Every interesting code Vonasi. I have one question. It seems, that it only works in the weekly time unit. I am not a big coder like you, so i ask myself, if it is possible, that this indicator works with shorter time units like one day or one hour. What should be changed in the code?
The code resets at the start of a year and then stores data for the last 20 sets of 53 bars so it will not work on other time periods. It was purely written to try to see if their is any benefit in using rolling weekly seasonality as a filter. Personally I cannot see how testing for seasonality in faster time periods than a week would be of much use in trading any way.
Amazing work !! Thanks !
No problem pableitor – I’m glad you like it.
Hi Vonasi, I was checking a few random weeks with your indicator and sometimes it seems to be wrong. For instance the SP500 on a 5 year lookback period on w41 2018 gives an 80% up probability but w41 was up on 2013, 15 &17 and down on 2014 & 16 which means the result should be 60% on w41 doesnt it ?
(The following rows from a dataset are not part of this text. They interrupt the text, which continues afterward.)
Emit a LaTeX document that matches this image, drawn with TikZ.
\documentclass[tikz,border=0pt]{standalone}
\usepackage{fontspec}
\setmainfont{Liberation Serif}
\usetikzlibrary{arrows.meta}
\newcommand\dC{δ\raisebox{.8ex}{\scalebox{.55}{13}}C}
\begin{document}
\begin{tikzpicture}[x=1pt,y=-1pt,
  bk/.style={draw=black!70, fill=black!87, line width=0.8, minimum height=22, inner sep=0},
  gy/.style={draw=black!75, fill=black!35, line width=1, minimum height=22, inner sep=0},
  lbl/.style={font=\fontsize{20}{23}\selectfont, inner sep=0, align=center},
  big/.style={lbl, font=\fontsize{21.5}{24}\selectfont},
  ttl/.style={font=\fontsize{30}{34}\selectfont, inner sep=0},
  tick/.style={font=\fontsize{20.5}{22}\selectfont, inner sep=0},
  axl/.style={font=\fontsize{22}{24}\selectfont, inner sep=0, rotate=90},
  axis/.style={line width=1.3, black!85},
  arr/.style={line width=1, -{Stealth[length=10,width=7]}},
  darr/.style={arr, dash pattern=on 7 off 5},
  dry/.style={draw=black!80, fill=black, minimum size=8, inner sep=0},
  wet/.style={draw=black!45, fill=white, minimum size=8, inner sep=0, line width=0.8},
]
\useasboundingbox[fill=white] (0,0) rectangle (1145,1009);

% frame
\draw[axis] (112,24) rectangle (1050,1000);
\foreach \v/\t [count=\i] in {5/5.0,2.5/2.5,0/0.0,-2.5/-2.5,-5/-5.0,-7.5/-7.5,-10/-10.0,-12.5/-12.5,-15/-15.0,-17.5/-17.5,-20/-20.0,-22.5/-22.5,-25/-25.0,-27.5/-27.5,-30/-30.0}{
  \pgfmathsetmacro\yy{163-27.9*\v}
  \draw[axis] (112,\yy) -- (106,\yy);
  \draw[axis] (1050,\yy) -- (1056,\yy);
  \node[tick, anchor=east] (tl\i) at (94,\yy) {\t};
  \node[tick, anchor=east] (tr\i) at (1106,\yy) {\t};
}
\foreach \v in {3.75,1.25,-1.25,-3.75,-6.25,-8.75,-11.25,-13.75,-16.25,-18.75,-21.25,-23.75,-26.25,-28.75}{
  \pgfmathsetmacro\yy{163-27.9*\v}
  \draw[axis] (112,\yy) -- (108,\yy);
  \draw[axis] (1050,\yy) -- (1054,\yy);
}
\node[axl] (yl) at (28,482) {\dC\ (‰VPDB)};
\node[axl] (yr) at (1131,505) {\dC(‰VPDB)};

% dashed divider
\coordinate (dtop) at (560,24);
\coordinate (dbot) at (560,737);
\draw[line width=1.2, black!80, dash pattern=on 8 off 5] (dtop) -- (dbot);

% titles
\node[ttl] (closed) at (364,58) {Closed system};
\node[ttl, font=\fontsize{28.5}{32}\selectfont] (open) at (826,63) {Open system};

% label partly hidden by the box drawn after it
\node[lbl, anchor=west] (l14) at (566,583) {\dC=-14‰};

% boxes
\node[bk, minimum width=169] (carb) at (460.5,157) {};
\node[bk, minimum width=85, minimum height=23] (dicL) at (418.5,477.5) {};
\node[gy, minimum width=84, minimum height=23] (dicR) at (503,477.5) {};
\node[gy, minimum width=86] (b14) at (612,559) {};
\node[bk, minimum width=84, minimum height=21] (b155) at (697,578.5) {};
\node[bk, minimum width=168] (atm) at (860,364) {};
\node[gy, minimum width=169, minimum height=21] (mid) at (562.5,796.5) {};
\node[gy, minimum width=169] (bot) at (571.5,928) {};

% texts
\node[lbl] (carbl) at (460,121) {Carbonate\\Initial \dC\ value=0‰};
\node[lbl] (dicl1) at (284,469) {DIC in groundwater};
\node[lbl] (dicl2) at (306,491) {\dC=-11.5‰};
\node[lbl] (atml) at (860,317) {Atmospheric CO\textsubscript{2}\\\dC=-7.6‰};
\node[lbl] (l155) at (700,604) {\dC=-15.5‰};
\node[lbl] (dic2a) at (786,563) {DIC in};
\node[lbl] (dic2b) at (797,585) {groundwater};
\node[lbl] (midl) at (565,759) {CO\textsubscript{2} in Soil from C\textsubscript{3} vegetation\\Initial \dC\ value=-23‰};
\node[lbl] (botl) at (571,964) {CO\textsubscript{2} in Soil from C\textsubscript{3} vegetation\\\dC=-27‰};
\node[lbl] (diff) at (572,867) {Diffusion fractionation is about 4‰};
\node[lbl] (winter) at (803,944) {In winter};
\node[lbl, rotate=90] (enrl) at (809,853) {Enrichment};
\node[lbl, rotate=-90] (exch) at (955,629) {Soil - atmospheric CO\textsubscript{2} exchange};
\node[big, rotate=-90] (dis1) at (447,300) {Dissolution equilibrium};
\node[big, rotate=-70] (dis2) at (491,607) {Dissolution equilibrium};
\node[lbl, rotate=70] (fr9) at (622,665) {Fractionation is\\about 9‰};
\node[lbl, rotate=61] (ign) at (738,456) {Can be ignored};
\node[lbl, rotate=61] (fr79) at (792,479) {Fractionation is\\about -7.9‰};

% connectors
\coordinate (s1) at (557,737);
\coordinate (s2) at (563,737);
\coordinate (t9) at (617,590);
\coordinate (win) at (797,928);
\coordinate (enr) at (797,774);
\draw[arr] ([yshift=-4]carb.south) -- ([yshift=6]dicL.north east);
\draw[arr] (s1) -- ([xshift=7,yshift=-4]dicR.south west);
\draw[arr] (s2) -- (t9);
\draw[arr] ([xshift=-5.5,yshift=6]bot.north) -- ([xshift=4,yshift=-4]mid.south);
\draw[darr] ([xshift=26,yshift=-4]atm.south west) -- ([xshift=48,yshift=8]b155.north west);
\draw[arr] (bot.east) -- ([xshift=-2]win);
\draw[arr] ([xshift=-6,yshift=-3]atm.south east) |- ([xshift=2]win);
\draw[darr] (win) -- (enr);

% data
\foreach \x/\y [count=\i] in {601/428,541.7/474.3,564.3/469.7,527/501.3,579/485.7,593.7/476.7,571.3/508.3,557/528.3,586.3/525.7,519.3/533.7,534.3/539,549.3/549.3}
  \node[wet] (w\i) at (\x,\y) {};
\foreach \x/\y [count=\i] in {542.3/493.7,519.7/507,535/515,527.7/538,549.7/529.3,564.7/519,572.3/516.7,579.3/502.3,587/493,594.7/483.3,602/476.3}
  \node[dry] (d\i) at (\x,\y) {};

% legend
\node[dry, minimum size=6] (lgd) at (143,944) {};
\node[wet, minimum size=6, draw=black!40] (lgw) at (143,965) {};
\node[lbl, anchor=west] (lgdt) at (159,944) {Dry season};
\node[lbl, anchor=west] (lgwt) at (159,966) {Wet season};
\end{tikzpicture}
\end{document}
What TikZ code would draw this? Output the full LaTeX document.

I have not checked your query on a chart but my guess is that you are reading the indicator incorrectly. If it is 2018 and you want to know how this week performed in the last 5 years in week 41 then you have to look at the result under week 41 2017. If week 41 2018 has closed out then the result under it will be calculated using 2014 to 2018 inclusive. I’m guessing then that 2018 was an up week giving you your 80% as 2014 would be the only down week in that data set.